*What is asked:* Retype the entries, please, from their first line to the line containing "minimum width=231pt, minimum", exactly and only those lines, minus the pictures.

* Begin Exercise material *

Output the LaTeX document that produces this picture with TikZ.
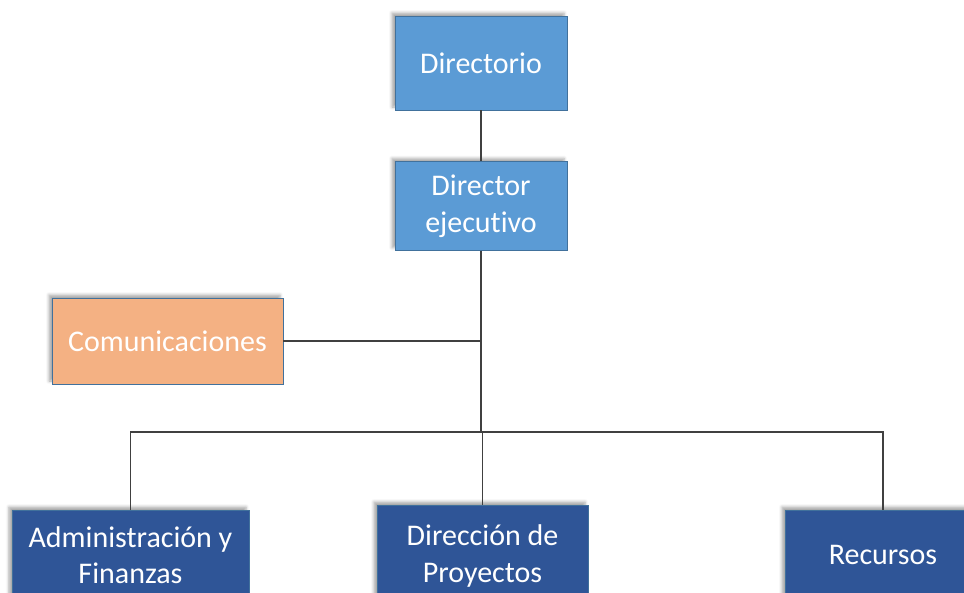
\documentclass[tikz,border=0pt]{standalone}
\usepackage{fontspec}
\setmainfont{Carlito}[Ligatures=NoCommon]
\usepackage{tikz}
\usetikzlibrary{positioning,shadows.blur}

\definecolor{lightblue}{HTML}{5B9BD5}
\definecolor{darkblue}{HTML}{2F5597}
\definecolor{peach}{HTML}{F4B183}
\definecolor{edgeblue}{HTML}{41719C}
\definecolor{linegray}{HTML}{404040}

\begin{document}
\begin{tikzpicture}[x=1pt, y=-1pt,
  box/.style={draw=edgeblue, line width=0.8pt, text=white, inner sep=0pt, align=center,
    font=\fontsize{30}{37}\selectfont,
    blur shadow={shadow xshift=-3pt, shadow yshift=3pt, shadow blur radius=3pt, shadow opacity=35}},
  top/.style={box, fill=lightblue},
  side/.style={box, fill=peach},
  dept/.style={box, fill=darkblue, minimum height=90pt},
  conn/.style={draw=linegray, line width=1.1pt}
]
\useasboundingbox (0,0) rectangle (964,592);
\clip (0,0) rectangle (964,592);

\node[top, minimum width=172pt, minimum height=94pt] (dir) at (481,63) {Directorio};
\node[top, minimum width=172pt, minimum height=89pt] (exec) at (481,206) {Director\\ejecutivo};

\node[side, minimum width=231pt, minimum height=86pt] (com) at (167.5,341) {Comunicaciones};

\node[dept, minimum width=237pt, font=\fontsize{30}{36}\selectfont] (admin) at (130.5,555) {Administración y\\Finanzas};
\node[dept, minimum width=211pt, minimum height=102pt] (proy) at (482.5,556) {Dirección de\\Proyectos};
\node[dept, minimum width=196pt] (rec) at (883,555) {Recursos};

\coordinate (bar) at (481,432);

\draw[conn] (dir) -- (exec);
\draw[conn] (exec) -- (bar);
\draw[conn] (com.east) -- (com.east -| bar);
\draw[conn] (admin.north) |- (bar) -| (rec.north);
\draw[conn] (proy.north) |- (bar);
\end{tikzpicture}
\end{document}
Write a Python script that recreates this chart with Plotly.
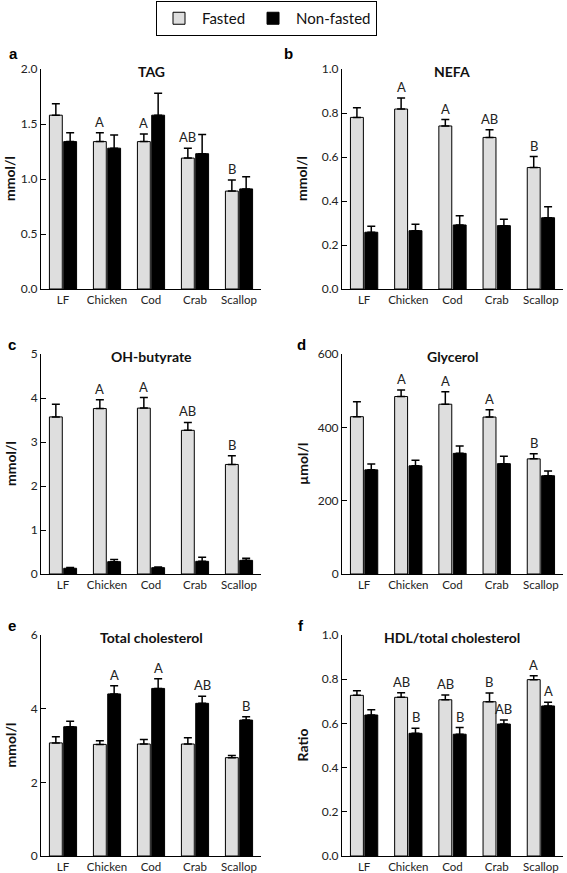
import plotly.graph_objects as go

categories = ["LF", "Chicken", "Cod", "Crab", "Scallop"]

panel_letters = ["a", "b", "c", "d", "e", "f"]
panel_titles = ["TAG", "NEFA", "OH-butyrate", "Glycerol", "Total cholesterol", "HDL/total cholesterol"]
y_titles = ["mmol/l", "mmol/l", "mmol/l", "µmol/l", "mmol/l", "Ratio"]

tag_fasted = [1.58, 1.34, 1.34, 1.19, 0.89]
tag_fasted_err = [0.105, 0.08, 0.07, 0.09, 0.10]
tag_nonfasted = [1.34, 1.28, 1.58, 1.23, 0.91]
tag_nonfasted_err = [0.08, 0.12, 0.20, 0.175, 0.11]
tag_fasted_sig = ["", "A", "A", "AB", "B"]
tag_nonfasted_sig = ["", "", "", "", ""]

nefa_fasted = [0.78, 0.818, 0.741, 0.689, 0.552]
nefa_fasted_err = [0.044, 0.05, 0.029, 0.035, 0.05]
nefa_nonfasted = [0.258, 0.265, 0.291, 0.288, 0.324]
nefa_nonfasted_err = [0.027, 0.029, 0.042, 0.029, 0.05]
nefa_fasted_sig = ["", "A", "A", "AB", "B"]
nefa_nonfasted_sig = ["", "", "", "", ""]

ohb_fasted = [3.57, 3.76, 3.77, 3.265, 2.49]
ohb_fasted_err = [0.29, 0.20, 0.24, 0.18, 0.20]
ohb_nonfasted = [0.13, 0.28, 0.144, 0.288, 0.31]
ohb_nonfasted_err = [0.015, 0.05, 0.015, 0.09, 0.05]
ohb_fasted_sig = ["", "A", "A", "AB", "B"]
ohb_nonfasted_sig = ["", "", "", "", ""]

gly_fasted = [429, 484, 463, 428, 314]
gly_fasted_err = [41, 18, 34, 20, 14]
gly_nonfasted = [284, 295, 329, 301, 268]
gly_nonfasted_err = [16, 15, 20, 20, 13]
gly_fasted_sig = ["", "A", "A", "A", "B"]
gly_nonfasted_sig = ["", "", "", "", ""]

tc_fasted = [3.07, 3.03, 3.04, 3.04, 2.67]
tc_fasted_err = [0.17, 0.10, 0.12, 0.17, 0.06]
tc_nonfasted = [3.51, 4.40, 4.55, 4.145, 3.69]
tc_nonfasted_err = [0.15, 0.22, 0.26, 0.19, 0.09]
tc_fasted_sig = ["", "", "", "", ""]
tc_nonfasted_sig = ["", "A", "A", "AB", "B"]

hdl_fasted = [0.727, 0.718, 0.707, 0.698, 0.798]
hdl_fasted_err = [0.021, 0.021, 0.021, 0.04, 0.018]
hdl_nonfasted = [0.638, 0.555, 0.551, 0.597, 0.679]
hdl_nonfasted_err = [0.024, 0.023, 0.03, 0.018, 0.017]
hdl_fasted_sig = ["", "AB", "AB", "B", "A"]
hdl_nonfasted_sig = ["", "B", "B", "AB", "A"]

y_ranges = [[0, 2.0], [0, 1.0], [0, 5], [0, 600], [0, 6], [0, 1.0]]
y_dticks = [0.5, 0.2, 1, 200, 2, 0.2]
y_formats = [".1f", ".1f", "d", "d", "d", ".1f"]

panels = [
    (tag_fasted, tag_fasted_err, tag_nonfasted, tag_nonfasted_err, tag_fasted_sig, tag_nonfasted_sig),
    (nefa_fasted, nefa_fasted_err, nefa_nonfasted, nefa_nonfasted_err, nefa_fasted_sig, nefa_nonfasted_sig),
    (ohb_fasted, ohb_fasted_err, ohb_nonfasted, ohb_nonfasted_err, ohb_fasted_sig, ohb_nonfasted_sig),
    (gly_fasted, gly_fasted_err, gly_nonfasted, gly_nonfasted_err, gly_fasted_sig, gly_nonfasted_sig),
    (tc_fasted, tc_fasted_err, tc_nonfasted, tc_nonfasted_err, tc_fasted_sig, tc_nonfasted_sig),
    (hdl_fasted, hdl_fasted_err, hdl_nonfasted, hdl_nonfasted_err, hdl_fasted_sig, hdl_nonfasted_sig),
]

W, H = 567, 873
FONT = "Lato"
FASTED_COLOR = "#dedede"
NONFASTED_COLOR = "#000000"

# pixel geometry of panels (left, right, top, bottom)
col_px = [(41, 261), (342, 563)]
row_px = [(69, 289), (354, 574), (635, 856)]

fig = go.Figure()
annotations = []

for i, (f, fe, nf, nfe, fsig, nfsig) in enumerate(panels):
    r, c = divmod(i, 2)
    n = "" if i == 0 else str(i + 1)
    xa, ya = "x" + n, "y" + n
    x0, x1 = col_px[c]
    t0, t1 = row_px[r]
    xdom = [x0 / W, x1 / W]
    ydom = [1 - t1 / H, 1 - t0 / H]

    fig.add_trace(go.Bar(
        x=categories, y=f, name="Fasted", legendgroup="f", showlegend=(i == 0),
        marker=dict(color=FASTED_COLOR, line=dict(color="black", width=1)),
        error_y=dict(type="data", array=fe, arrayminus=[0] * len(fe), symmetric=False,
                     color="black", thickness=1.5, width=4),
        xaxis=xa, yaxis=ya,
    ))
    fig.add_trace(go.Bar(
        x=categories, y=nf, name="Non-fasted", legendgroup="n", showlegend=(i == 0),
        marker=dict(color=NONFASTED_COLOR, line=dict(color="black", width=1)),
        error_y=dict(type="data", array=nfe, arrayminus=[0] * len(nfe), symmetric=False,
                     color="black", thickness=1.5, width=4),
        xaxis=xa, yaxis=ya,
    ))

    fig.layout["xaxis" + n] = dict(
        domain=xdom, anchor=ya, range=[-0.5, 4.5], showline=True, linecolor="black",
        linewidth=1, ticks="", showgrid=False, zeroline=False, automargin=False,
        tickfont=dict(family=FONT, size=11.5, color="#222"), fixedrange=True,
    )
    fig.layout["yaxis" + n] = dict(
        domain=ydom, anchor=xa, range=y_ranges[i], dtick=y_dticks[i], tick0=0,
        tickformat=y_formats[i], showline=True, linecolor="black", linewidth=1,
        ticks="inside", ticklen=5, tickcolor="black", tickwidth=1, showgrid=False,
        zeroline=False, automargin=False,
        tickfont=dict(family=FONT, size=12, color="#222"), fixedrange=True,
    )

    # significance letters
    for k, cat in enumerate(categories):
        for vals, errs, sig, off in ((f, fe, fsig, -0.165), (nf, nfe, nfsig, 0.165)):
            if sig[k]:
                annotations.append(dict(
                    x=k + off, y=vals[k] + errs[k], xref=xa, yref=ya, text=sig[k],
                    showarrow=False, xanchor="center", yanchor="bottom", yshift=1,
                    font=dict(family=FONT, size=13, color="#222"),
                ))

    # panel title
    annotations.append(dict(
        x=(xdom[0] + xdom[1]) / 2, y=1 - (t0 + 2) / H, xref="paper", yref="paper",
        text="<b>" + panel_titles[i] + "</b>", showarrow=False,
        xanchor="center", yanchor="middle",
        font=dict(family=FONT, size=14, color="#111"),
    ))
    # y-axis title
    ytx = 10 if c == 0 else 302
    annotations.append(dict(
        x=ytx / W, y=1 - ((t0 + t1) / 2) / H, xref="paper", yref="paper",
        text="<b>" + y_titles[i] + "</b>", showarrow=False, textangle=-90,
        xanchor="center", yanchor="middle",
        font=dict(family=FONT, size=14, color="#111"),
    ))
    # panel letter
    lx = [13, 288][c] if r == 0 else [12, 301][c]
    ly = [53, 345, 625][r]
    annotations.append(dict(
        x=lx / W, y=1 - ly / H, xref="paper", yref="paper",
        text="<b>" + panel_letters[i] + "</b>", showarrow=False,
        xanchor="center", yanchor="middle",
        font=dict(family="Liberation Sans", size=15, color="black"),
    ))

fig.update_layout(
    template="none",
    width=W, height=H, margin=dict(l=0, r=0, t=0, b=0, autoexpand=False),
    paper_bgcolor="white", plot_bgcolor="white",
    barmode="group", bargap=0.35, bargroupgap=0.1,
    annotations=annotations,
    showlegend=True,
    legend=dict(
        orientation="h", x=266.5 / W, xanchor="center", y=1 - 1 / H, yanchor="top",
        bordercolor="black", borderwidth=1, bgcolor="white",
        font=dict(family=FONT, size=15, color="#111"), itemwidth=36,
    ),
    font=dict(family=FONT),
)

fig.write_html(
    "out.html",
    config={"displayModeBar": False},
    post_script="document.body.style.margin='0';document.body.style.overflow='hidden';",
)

* End Exercise material *

*Worked answer:*
Output the LaTeX document that produces this picture with TikZ.
\documentclass[tikz,border=0pt]{standalone}
\usepackage{fontspec}
\setmainfont{Carlito}[Ligatures=NoCommon]
\usepackage{tikz}
\usetikzlibrary{positioning,shadows.blur}

\definecolor{lightblue}{HTML}{5B9BD5}
\definecolor{darkblue}{HTML}{2F5597}
\definecolor{peach}{HTML}{F4B183}
\definecolor{edgeblue}{HTML}{41719C}
\definecolor{linegray}{HTML}{404040}

\begin{document}
\begin{tikzpicture}[x=1pt, y=-1pt,
  box/.style={draw=edgeblue, line width=0.8pt, text=white, inner sep=0pt, align=center,
    font=\fontsize{30}{37}\selectfont,
    blur shadow={shadow xshift=-3pt, shadow yshift=3pt, shadow blur radius=3pt, shadow opacity=35}},
  top/.style={box, fill=lightblue},
  side/.style={box, fill=peach},
  dept/.style={box, fill=darkblue, minimum height=90pt},
  conn/.style={draw=linegray, line width=1.1pt}
]
\useasboundingbox (0,0) rectangle (964,592);
\clip (0,0) rectangle (964,592);

\node[top, minimum width=172pt, minimum height=94pt] (dir) at (481,63) {Directorio};
\node[top, minimum width=172pt, minimum height=89pt] (exec) at (481,206) {Director\\ejecutivo};

\node[side, minimum width=231pt, minimum height=86pt] (com) at (167.5,341) {Comunicaciones};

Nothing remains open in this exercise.